赤旗サインと受診の目安:自己処置は中止して受診へ

  • 出血強い痛み、腫れが続く
  • ほぼ毎週のように大量・頻発
  • 発熱・強い倦怠感など全身症状
  • 片側だけの強い腫脹や違和感が悪化

医療機関では吸引除去・洗浄・投薬などが選択されます。最終手段として扁桃摘出が検討されることもあります。

再発を減らす4つの習慣

  1. 鼻呼吸と保湿:就寝時テープ等で口乾燥を防ぐ/室内湿度40〜60%
  2. こまめな水分:唾液の自浄作用を維持
  3. 舌苔・歯間ケア:磨き残しとVSCの源を減らす
  4. 食習慣の見直し:刺激物・アルコール過多を控える

セルフチェック(3問)——自宅ケアで続けて良い?

  1. 痛み/出血はない(ある→受診)
  2. 頻度は月数回以下(毎週レベル→受診)
  3. うがい/蒸気で改善傾向(悪化→受診)

受診の流れと費用の目安

  1. 問診・視診:症状の頻度/量/発熱の有無を確認
  2. 処置:吸引除去・洗浄・必要時に薬
  3. 再発対策:鼻炎治療・生活指導

費用は地域・保険条件で変動します。
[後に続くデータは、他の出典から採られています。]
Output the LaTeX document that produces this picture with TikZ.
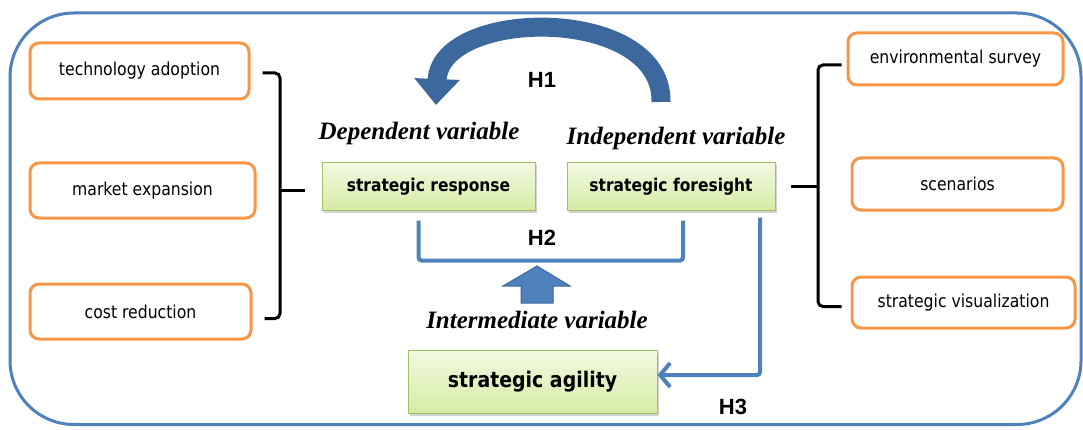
\documentclass[tikz,border=0pt]{standalone}
\usepackage{fontspec}
\setmainfont{Liberation Serif}
\newfontfamily\boxfont[FakeStretch=0.88]{DejaVu Sans}
\newfontfamily\hypfont{Liberation Sans}
\usepackage{tikz}
\usetikzlibrary{calc, positioning, arrows.meta, shadows}

\definecolor{frameblue}{RGB}{79,129,189}
\definecolor{curveblue}{RGB}{60,104,158}
\definecolor{boxorange}{RGB}{247,150,70}
\definecolor{varborder}{RGB}{160,192,100}
\definecolor{vartop}{RGB}{242,249,226}
\definecolor{varbottom}{RGB}{214,235,166}

\begin{document}
\begin{tikzpicture}[
        x=1pt, y=1pt,
        factorbox/.style={rectangle, draw=boxorange, line width=3pt, rounded corners=9pt, inner sep=0pt, font=\boxfont\fontsize{17.8}{20}\selectfont},
        varbox/.style={rectangle, draw=varborder, line width=1pt, inner sep=0pt, top color=vartop, bottom color=varbottom,
            drop shadow={opacity=0.35, shadow xshift=2pt, shadow yshift=-2.5pt}, font=\boxfont\bfseries\fontsize{17.6}{20}\selectfont},
        role/.style={font=\bfseries\itshape\fontsize{25}{27}\selectfont},
        hyp/.style={font=\hypfont\bfseries\fontsize{22}{24}\selectfont},
        brace/.style={line width=3pt, rounded corners=5pt},
        link/.style={draw=frameblue, line width=4pt, rounded corners=3pt}
    ]
        \useasboundingbox (0,0) rectangle (1083,429);
        \draw[frameblue, line width=3pt, rounded corners=64pt] (10,4.5) rectangle (1081,416);

        % factors on both sides
        \node[factorbox, minimum width=219pt, minimum height=56pt] (tech) at (139.5,358) {technology adoption};
        \node[factorbox, minimum width=225pt, minimum height=55pt] (market) at (142.5,238.5) {market expansion};
        \node[factorbox, minimum width=221pt, minimum height=55pt] (cost) at (140.5,117.5) {cost reduction};

        \node[factorbox, minimum width=215pt, minimum height=52pt] (env) at (955.5,370) {environmental survey};
        \node[factorbox, minimum width=211pt, minimum height=52pt] (scen) at (957.5,245) {scenarios};
        \node[factorbox, minimum width=223pt, minimum height=51pt] (vis) at (963.5,126.5) {strategic visualization};

        % the three variables
        \node[varbox, minimum width=213pt, minimum height=47pt] (resp) at (428.5,242.5) {strategic response};
        \node[varbox, minimum width=208pt, minimum height=47pt] (fore) at (671,242.5) {strategic foresight};
        \node[varbox, minimum width=249pt, minimum height=63pt, font=\boxfont\bfseries\fontsize{21.5}{23}\selectfont] (agil) at (532.5,47.5) {strategic agility};

        \node[role] (dep) at (419,296) {Dependent variable};
        \node[role] (indep) at (676,291) {Independent variable};
        \node[role] (inter) at (537,109) {Intermediate variable};

        \node[hyp] (h1) at (542,349) {H1};
        \node[hyp] (h2) at (542,191) {H2};
        \node[hyp] (h3) at (733,22) {H3};

        % brackets
        \coordinate (lbrace) at (280,0);
        \coordinate (rbrace) at (818,0);
        \draw[brace] ([shift={(12pt,-2pt)}]tech.east) -| (lbrace |- market.east) |- ([shift={(12pt,-7pt)}]cost.east);
        \draw[brace] (lbrace |- market.east) -- ++(25,0);
        \draw[brace] ([shift={(-5pt,-6pt)}]env.west) -| (rbrace |- fore.east) |- ([shift={(-9pt,-4pt)}]vis.west);
        \draw[brace] (rbrace |- fore.east) -- ([xshift=15pt]fore.east);

        % H1
        \coordinate (h1tail) at (661,327);
        \coordinate (h1tip) at (436,324);
        \draw[curveblue, line width=19pt, -{Triangle[length=26pt, width=44pt]}]
            (h1tail) .. controls (663,424) and (440,422) .. (h1tip);

        % H2
        \draw[link] ([shift={(-10pt,-10pt)}]resp.south) |- ([shift={(12pt,-50pt)}]fore.south) -- ([shift={(12pt,-10pt)}]fore.south);
        \draw[fill=frameblue, draw=curveblue, line width=1pt]
            (537,163) -- (570,143) -- (553,143) -- (553,126) -- (521,126) -- (521,143) -- (503,143) -- cycle;

        % H3
        \draw[link, -{Straight Barb[length=10pt, width=24pt]}] ([shift={(89pt,-7pt)}]fore.south) |- ([yshift=6.5pt]agil.east);
    \end{tikzpicture}
\end{document}
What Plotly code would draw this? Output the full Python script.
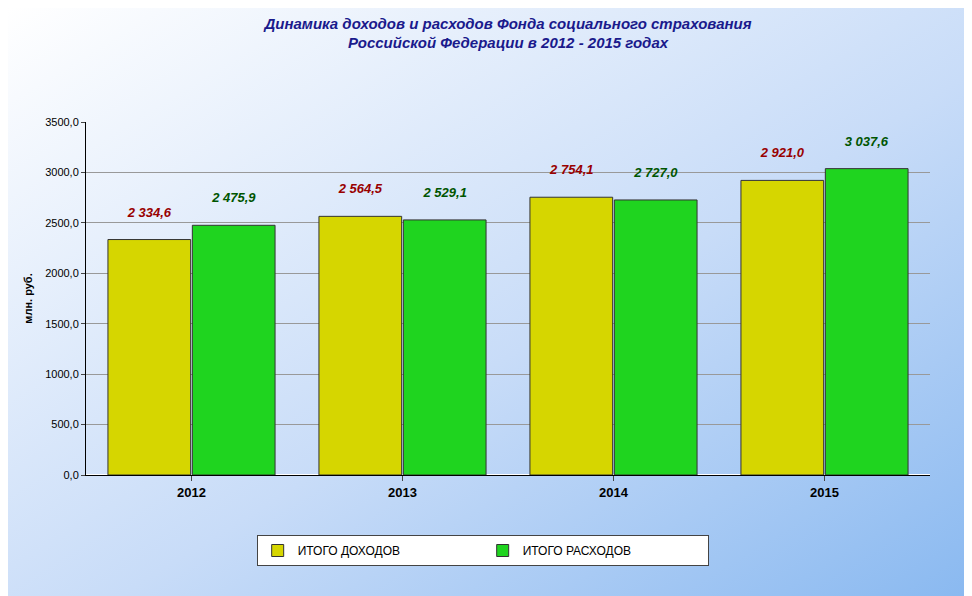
import plotly.graph_objects as go
import base64

years = ["2012", "2013", "2014", "2015"]
income = [2334.6, 2564.5, 2754.1, 2921.0]
expenses = [2475.9, 2529.1, 2727.0, 3037.6]
income_labels = ["2 334,6", "2 564,5", "2 754,1", "2 921,0"]
expense_labels = ["2 475,9", "2 529,1", "2 727,0", "3 037,6"]
yticks = [0, 500, 1000, 1500, 2000, 2500, 3000, 3500]
ytick_text = ["0,0", "500,0", "1000,0", "1500,0", "2000,0", "2500,0", "3000,0", "3500,0"]

W, H = 972, 596
L, R, T, B = 78, 50, 114, 129
pw, ph = W - L - R, H - T - B

svg = f'''<svg xmlns="http://www.w3.org/2000/svg" width="{W}" height="{H}">
<defs><linearGradient id="g" x1="0" y1="0" x2="1" y2="1">
<stop offset="0" stop-color="#ffffff"/><stop offset="0.55" stop-color="#c8dcf8"/><stop offset="1" stop-color="#88b8f0"/>
</linearGradient></defs><rect width="{W}" height="{H}" fill="url(#g)"/></svg>'''
uri = "data:image/svg+xml;base64," + base64.b64encode(svg.encode()).decode()

fig = go.Figure()
fig.add_bar(x=years, y=income, name="ИТОГО ДОХОДОВ", text=income_labels, textposition="outside",
            texttemplate="%{text}<br> ",
            marker=dict(color="#d6d600", line=dict(color="#333", width=1)),
            textfont=dict(color="#990000", size=13, family="Arial", style="italic", weight="bold"),
            cliponaxis=False)
fig.add_bar(x=years, y=expenses, name="ИТОГО РАСХОДОВ", text=expense_labels, textposition="outside",
            texttemplate="%{text}<br> ",
            marker=dict(color="#1fd41f", line=dict(color="#333", width=1)),
            textfont=dict(color="#005500", size=13, family="Arial", style="italic", weight="bold"),
            cliponaxis=False)

fig.update_layout(
    width=W, height=H, margin=dict(l=L, r=R, t=T, b=B),
    paper_bgcolor="#dde9fa", plot_bgcolor="rgba(0,0,0,0)",
    barmode="group", bargap=0.2, bargroupgap=0.02,
    title=dict(text="Динамика доходов и расходов Фонда социального страхования<br>Российской Федерации в 2012 - 2015 годах",
               x=0.5, xref="paper", y=0.965, yanchor="top",
               font=dict(family="Arial", size=15, color="#1a1a8c", style="italic", weight="bold")),
    images=[dict(source=uri, xref="paper", yref="paper", x=-L/pw, y=1 + T/ph,
                 sizex=W/pw, sizey=H/ph, sizing="stretch", layer="below", xanchor="left", yanchor="top")],
    legend=dict(orientation="h", x=0.47, xanchor="center", y=-0.17, yanchor="top",
                bgcolor="white", bordercolor="#444", borderwidth=1,
                font=dict(family="Arial", size=12, color="black"), entrywidth=180),
    showlegend=True,
)
fig.update_yaxes(range=[0, 3500], tickvals=yticks, ticktext=ytick_text, showgrid=True, gridcolor="#999",
                 showline=True, linecolor="black", ticks="outside", ticklen=4,
                 tickfont=dict(family="Arial", size=11, color="black"),
                 title=dict(text="млн. руб.", font=dict(family="Arial", size=11, color="black", weight="bold"), standoff=10))
fig.update_xaxes(showline=True, linecolor="black", ticks="outside", ticklen=5,
                 tickfont=dict(family="Arial", size=13, color="black", weight="bold"))
fig.write_html("out.html")
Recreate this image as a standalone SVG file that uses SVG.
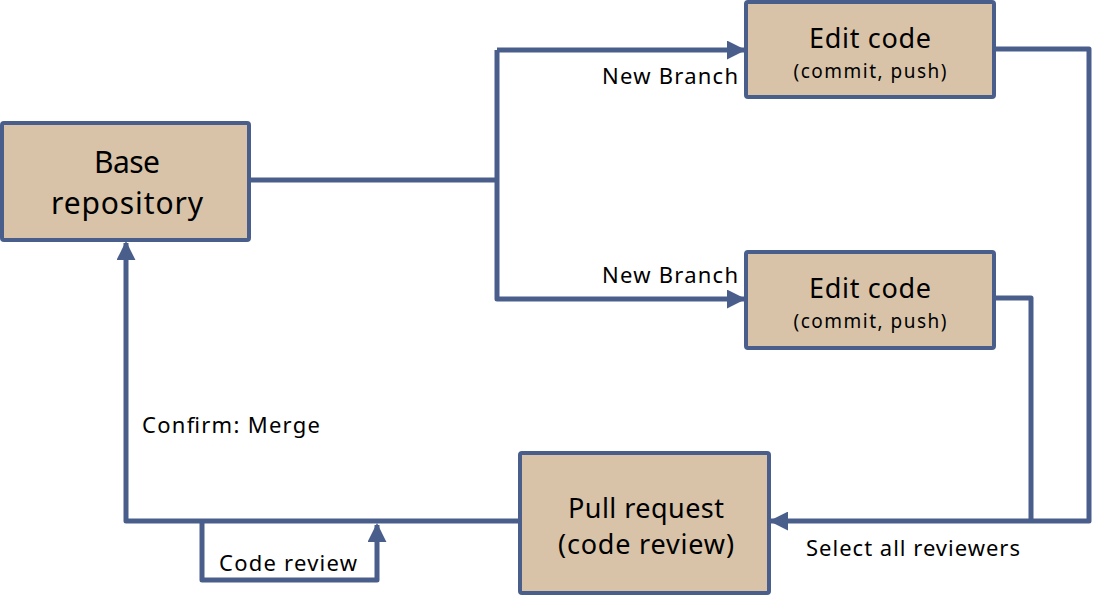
<svg xmlns="http://www.w3.org/2000/svg" width="1094" height="596" viewBox="0 0 1094 596">
<style>
.box{fill:#D8C3A8;stroke:#4A5E8C;stroke-width:4}
.ln{fill:none;stroke:#4A5E8C;stroke-width:5;stroke-linejoin:round}
text{font-family:"Noto Sans","Open Sans",sans-serif;fill:#000}
.big{font-size:30px;text-anchor:middle}
.mid{font-size:27px;text-anchor:middle}
.sm{font-size:19px;text-anchor:middle}
.lbl{font-size:22px}
</style>
<defs>
<marker id="ah" viewBox="0 0 10 10" refX="9" refY="5" markerWidth="3.8" markerHeight="3.8" markerUnits="strokeWidth" orient="auto">
<path d="M0,0 L10,5 L0,10 z" fill="#4A5E8C"/>
</marker>
</defs>
<rect width="1094" height="596" fill="#fff"/>
<g id="connectors">
<polyline class="ln" points="249,180 497,180"/>
<polyline class="ln" points="497,50 497,299 744,299" marker-end="url(#ah)"/>
<polyline class="ln" points="497,50 744,50" marker-end="url(#ah)"/>
<polyline class="ln" points="994,49 1089,49 1089,521 771,521" marker-end="url(#ah)"/>
<polyline class="ln" points="994,298 1031,298 1031,521"/>
<polyline class="ln" points="520,521 126,521 126,243" marker-end="url(#ah)"/>
<polyline class="ln" points="202,521 202,580 377,580 377,525" marker-end="url(#ah)"/>
</g>
<g id="base">
<rect class="box" x="2" y="123" width="247" height="117" rx="2"/>
<text class="big" x="127" y="173" textLength="66" lengthAdjust="spacing">Base</text>
<text class="big" x="127" y="214" textLength="152" lengthAdjust="spacing">repository</text>
</g>
<g id="edit1">
<rect class="box" x="746" y="2" width="248" height="95" rx="2"/>
<text class="mid" x="870" y="48" textLength="122" lengthAdjust="spacing">Edit code</text>
<text class="sm" x="870" y="78" textLength="153" lengthAdjust="spacing">(commit, push)</text>
</g>
<g id="edit2">
<rect class="box" x="746" y="252" width="248" height="96" rx="2"/>
<text class="mid" x="870" y="298" textLength="122" lengthAdjust="spacing">Edit code</text>
<text class="sm" x="870" y="328" textLength="153" lengthAdjust="spacing">(commit, push)</text>
</g>
<g id="pr">
<rect class="box" x="520" y="453" width="249" height="140" rx="2"/>
<text class="mid" x="646" y="518" textLength="156" lengthAdjust="spacing">Pull request</text>
<text class="mid" x="646" y="554" textLength="176" lengthAdjust="spacing">(code review)</text>
</g>
<g id="labels">
<text class="lbl" x="602" y="84" textLength="136" lengthAdjust="spacing">New Branch</text>
<text class="lbl" x="602" y="283" textLength="136" lengthAdjust="spacing">New Branch</text>
<text class="lbl" x="142" y="433" textLength="178" lengthAdjust="spacing">Confirm: Merge</text>
<text class="lbl" x="219" y="571" textLength="138" lengthAdjust="spacing">Code review</text>
<text class="lbl" x="806" y="556" textLength="214" lengthAdjust="spacing">Select all reviewers</text>
</g>
</svg>
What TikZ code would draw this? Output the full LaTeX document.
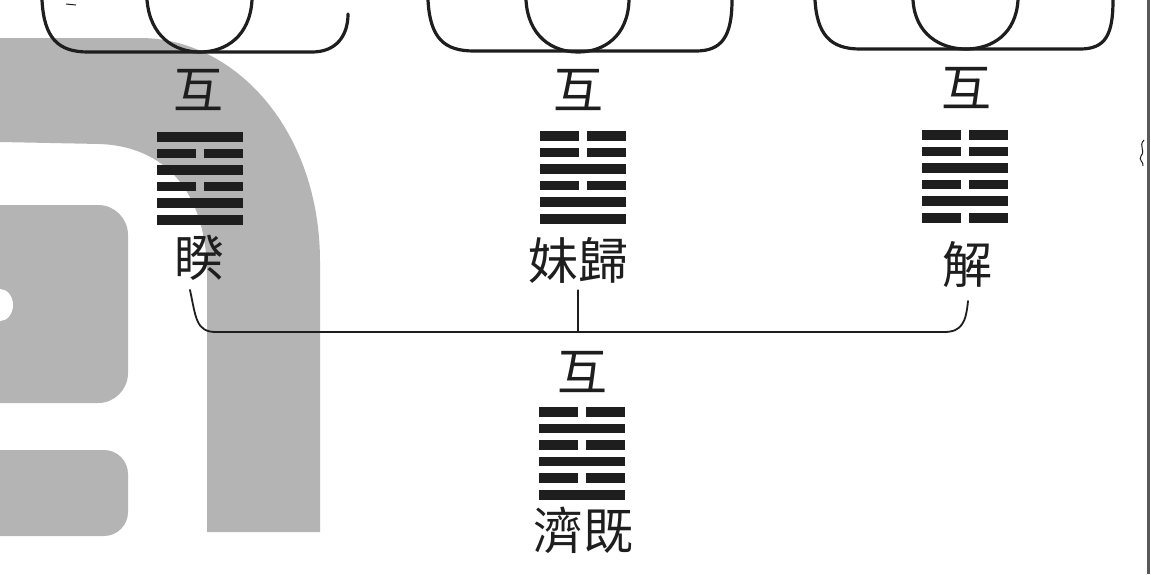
\documentclass[tikz,border=0pt]{standalone}
\usepackage{fontspec}
\newfontfamily\cjk{Noto Sans CJK TC}
\definecolor{markgray}{RGB}{180,180,180}
\definecolor{ink}{RGB}{30,30,30}

% one hexagram: centre x, top y, lines from the top (1 = whole, 0 = broken)
\newcommand{\guaxiang}[3]{%
  \foreach \l [count=\i from 0] in {#3} {
    \pgfmathsetmacro\yy{#2+\i*16.6}
    \ifnum\l=1
      \fill[yao] (#1-43,\yy) rectangle (#1+43,\yy+9.5);
    \else
      \fill[yao] (#1-43,\yy) rectangle (#1-4,\yy+9.5);
      \fill[yao] (#1+4,\yy) rectangle (#1+43,\yy+9.5);
    \fi
  }}

\begin{document}
\begin{tikzpicture}[x=1pt,y=-1pt,
    yao/.style={fill=ink},
    word/.style={font=\cjk\fontsize{50}{50}\selectfont,text=ink,inner sep=1pt},
    rim/.style={draw=ink,line width=3.2pt,line cap=round},
    link/.style={draw=ink,line width=1.8pt,line cap=round}]
    \useasboundingbox (0,0) rectangle (1151,574);
    \fill[white] (0,0) rectangle (1151,574);
    % watermark behind the page
    \fill[markgray] (0,38) -- (140,38) .. controls (235,38) and (320,130) .. (320,262) -- (320,532) -- (207,532) -- (207,275) .. controls (207,200) and (172,147) .. (100,144) -- (0,142) -- cycle;
    \fill[markgray,rounded corners=30pt] (-40,205) rectangle (128,403);
    \fill[white] (0,305) ellipse [x radius=13, y radius=16];
    \fill[markgray,rounded corners=24pt] (-40,450) rectangle (128,536);
    % cut-off rims at the top
    \draw[rim] (42,0) .. controls (44,38) and (58,52) .. (88,52) -- (312,52) .. controls (336,52) and (348,36) .. (348,14);
    \draw[rim] (147,0) .. controls (150,36) and (174,52) .. (200,52) .. controls (226,52) and (250,36) .. (252,0);
    \draw[rim] (428,0) .. controls (430,38) and (444,51) .. (474,51) -- (696,51) .. controls (722,51) and (732,36) .. (732,0);
    \draw[rim] (526,0) .. controls (528,36) and (552,52) .. (578,52) .. controls (604,52) and (628,36) .. (629,0);
    \draw[rim] (815,0) .. controls (817,34) and (830,49) .. (860,49) -- (1080,49) .. controls (1106,49) and (1113,34) .. (1113,0);
    \draw[rim] (913,0) .. controls (915,34) and (940,49) .. (966,49) .. controls (992,49) and (1016,34) .. (1018,0);
    \draw[ink,line width=1pt] (66,4) -- (76,5);
    % first row
    \node[word] (hu1) at (198,90) {互};
    \guaxiang{200}{132}{1,0,1,0,1,1}
    \node[word] (kui) at (199,258) {睽};
    \node[word] (hu2) at (578,90) {互};
    \guaxiang{583}{131}{0,0,1,0,1,1}
    \node[word] (guimei) at (578,260) {妹歸};
    \node[word] (hu3) at (966,88) {互};
    \guaxiang{965}{130}{0,0,1,0,1,0}
    \node[word] (xie) at (967,265) {解};
    % bracket
    \coordinate (kuitip) at (190,290);
    \coordinate (xietip) at (968,301);
    \coordinate (bar) at (580,332);
    \draw[link] (kuitip) .. controls (196,318) and (196,332) .. (216,332) -- (944,332) .. controls (962,332) and (966,322) .. (xietip);
    \draw[link] ([yshift=-6pt]guimei.south) -- (guimei.south |- bar);
    % second row
    \node[word] (hu4) at (582,372) {互};
    \guaxiang{582}{407}{0,1,0,1,0,1}
    \node[word] (jiji) at (583,530) {濟既};
    % page edge
    \draw[black!65,line width=3pt] (1148,0) -- (1148,574);
    \draw[ink,line width=1pt] (1144,140) .. controls (1138,146) and (1146,150) .. (1141,156) .. controls (1138,160) and (1144,162) .. (1143,166);
\end{tikzpicture}
\end{document}
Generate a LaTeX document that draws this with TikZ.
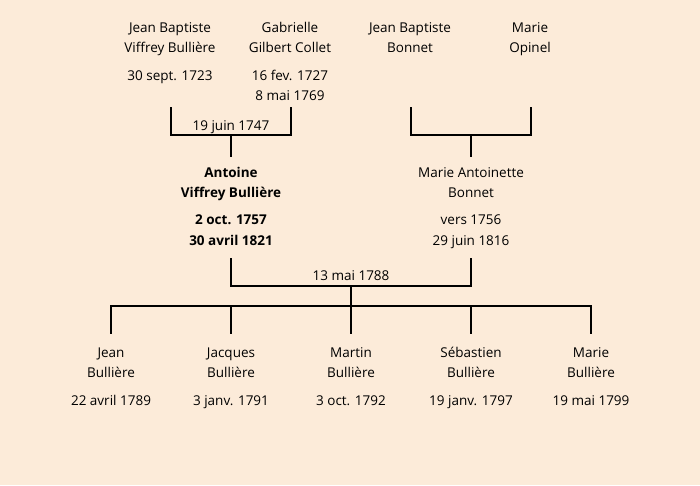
\documentclass[tikz,border=0pt]{standalone}
\usepackage{fontspec}
\setmainfont{Open Sans}
\definecolor{bg}{RGB}{252,235,217}
\begin{document}
\begin{tikzpicture}[x=1pt,y=-1pt,
  txt/.style={inner sep=0pt,anchor=center,text height=12pt,text depth=2pt,font=\fontsize{13.5}{15}\selectfont},
  btxt/.style={txt,font=\fontsize{13.5}{15}\selectfont\bfseries},
  link/.style={line width=2pt,line cap=rect}]
\fill[bg] (0,0) rectangle (700,485);
\useasboundingbox (0,0) rectangle (700,485);
% top generation
\node[txt] (jb1) at (170,27) {Jean Baptiste};
\node[txt] (jb1b) at (170,47) {Viffrey Bullière};
\node[txt] (jb1d) at (170,75) {30 sept. 1723};
\node[txt] (ga) at (290,27) {Gabrielle};
\node[txt] (gab) at (290,47) {Gilbert Collet};
\node[txt] (gad) at (290,75) {16 fev. 1727};
\node[txt] (gad2) at (290,95) {8 mai 1769};
\node[txt] (jb2) at (410,27) {Jean Baptiste};
\node[txt] (jb2b) at (410,47) {Bonnet};
\node[txt] (mo) at (530,27) {Marie};
\node[txt] (mob) at (530,47) {Opinel};
% brackets top
\coordinate (a1) at (171,108); \coordinate (a2) at (171,135);
\coordinate (b1) at (291,108); \coordinate (b2) at (291,135);
\coordinate (c1) at (231,135); \coordinate (c2) at (231,156);
\draw[link] (a1) -- (a2) -- (b2) -- (b1);
\draw[link] (c1) -- (c2);
\node[txt] (m1) at (231,125) {19 juin 1747};
\coordinate (d1) at (411,108); \coordinate (d2) at (411,135);
\coordinate (e1) at (531,108); \coordinate (e2) at (531,135);
\coordinate (f1) at (471,135); \coordinate (f2) at (471,156);
\draw[link] (d1) -- (d2) -- (e2) -- (e1);
\draw[link] (f1) -- (f2);
% middle generation
\node[btxt] (an) at (231,172) {Antoine};
\node[btxt] (anb) at (231,192) {Viffrey Bullière};
\node[btxt] (and) at (231,219) {2 oct. 1757};
\node[btxt] (and2) at (231,240) {30 avril 1821};
\node[txt] (ma) at (471,172) {Marie Antoinette};
\node[txt] (mab) at (471,192) {Bonnet};
\node[txt] (mad) at (471,219) {vers 1756};
\node[txt] (mad2) at (471,240) {29 juin 1816};
% bracket middle
\coordinate (g1) at (231,259); \coordinate (g2) at (231,286);
\coordinate (h1) at (471,259); \coordinate (h2) at (471,286);
\coordinate (i1) at (351,286); \coordinate (i2) at (351,306);
\draw[link] (g1) -- (g2) -- (h2) -- (h1);
\draw[link] (i1) -- (i2);
\node[txt] (m2) at (351,275) {13 mai 1788};
% children bar
\coordinate (k0) at (111,306); \coordinate (k4) at (591,306);
\draw[link] (k0) -- (k4);
\foreach \x/\n in {111/0,231/1,351/2,471/3,591/4}{
  \coordinate (top\n) at (\x,306); \coordinate (bot\n) at (\x,333);
  \draw[link] (top\n) -- (bot\n);
}
% children
\node[txt] (c1n) at (111,352) {Jean};
\node[txt] (c1b) at (111,372) {Bullière};
\node[txt] (c1d) at (111,400) {22 avril 1789};
\node[txt] (c2n) at (231,352) {Jacques};
\node[txt] (c2b) at (231,372) {Bullière};
\node[txt] (c2d) at (231,400) {3 janv. 1791};
\node[txt] (c3n) at (351,352) {Martin};
\node[txt] (c3b) at (351,372) {Bullière};
\node[txt] (c3d) at (351,400) {3 oct. 1792};
\node[txt] (c4n) at (471,352) {Sébastien};
\node[txt] (c4b) at (471,372) {Bullière};
\node[txt] (c4d) at (471,400) {19 janv. 1797};
\node[txt] (c5n) at (591,352) {Marie};
\node[txt] (c5b) at (591,372) {Bullière};
\node[txt] (c5d) at (591,400) {19 mai 1799};
\end{tikzpicture}
\end{document}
詳細は受診先に確認してください。

よくある質問

Q. 「ためしてガッテン」の取り方は真似してよい?

A. 方向性(押し出さずやさしく促す)は安全側ですが、高圧/高温/器具圧出はNG。痛み・出血・頻発があれば受診を。

Q. 綿棒やピンセットで押し出してもいい?

A. 推奨しません。粘膜損傷と感染のリスクが上がります。

Q. 取ってもすぐ再発します…

A. 乾燥・口呼吸・後鼻漏・食習慣など原因の同時ケアが必要です。

Q. 朝や入浴後に取れやすいのはなぜ?

A. 湿度と温度でふやけて外れやすいタイミングだからです。

Q. 片側だけ・黒い・見えない等のケースは?

A. 片側の強い腫れや出血などは赤旗。鑑別や状況別ガイドを参照し、必要時は受診しましょう。

参考・注記

  • NHK「ためしてガッテン」2014年10月22日放送回で「臭い玉(膿栓)」を扱った当時の告知・記録が残存。現在は公式詳細ページに掲載なし(本記事は番組紹介を推奨・提携の示唆とせず、注意喚起の文脈で引用)。
  • 一般社団法人 日本耳鼻咽喉科頭頸部外科学会、大学病院の解説ページ等を参照。
  • 医療上の判断は専門医へ。本記事は一般的な情報提供です。

参考文献・参考リンク


おわりに
膿栓に悩んでいる方が、この記事をきっかけに少しでも症状が改善できれば幸いです。自分でできる対策を地道に続けながら、気になる症状があれば早めに専門家へ。快適な毎日を取り戻しましょう。